__Short task__
Out of the lines below, please list those that hold the string "diagram".
* Start Data section *
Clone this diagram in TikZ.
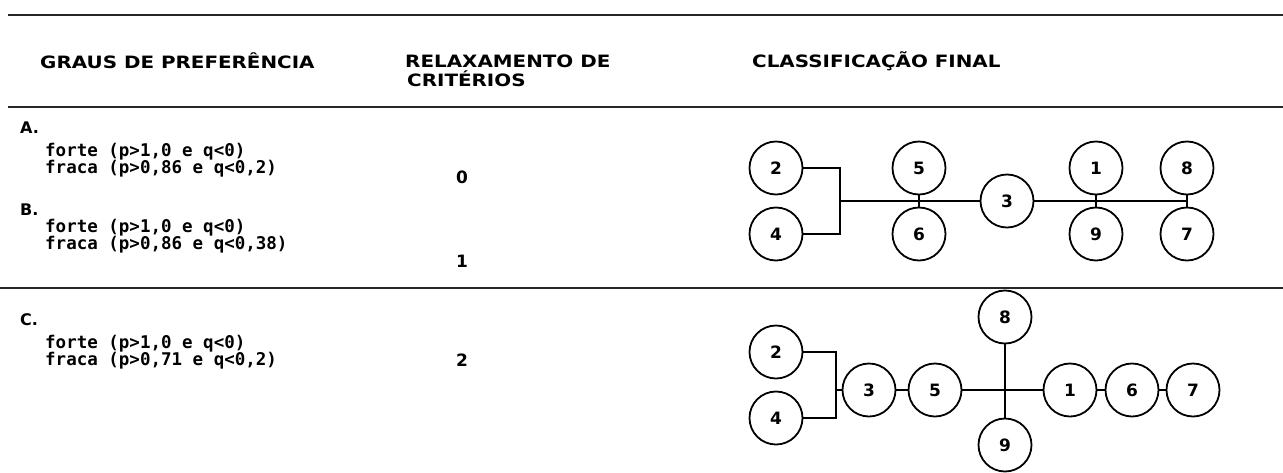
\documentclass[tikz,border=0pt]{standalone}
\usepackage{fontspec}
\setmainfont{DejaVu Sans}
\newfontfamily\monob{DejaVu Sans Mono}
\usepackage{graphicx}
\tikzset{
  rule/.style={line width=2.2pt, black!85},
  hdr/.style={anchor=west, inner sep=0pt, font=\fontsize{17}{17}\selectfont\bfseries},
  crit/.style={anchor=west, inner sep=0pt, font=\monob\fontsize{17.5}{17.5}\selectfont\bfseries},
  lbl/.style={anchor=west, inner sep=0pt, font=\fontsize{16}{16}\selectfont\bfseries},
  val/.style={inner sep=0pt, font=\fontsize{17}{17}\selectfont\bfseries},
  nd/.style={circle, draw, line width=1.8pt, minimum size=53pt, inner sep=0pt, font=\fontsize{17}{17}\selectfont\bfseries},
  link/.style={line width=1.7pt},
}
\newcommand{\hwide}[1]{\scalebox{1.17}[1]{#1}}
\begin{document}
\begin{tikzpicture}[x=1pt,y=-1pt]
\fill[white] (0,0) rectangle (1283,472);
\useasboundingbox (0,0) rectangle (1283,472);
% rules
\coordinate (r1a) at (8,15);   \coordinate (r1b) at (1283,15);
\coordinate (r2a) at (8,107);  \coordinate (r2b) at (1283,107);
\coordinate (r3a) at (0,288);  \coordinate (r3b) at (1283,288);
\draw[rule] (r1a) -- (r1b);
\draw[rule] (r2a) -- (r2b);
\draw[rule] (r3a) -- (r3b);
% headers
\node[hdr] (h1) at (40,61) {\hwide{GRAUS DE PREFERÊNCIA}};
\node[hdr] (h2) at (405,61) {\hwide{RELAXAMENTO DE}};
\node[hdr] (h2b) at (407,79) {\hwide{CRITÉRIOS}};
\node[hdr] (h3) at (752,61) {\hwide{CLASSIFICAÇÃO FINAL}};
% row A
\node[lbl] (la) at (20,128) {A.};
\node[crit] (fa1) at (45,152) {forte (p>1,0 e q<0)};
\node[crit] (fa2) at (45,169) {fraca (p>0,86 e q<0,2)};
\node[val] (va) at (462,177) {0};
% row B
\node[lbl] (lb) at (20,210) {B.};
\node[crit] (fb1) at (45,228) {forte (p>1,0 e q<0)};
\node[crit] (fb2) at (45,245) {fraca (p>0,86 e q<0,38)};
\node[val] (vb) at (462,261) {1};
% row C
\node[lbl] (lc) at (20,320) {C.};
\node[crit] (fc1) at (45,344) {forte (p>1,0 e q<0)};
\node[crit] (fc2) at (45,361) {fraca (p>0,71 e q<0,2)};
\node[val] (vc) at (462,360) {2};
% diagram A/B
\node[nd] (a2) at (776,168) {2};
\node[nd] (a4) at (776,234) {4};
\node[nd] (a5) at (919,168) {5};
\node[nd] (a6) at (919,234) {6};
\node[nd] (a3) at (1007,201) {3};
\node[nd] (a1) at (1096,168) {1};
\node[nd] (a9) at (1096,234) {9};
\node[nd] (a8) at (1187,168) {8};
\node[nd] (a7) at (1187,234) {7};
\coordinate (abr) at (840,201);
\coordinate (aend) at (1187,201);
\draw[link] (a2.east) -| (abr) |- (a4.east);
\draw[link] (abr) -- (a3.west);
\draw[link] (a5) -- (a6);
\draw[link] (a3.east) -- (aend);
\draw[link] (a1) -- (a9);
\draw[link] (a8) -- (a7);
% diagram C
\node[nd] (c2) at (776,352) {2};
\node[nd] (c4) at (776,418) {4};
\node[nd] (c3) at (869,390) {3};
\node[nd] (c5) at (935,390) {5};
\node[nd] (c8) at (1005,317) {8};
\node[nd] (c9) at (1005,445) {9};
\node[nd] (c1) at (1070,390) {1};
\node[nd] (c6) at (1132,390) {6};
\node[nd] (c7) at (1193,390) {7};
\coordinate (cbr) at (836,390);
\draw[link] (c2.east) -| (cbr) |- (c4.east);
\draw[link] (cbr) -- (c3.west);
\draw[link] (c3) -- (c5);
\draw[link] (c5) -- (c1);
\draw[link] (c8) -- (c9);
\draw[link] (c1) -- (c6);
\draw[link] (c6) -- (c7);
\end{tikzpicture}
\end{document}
* End Data section *
__Exercise result__
Clone this diagram in TikZ.
% diagram A/B
% diagram C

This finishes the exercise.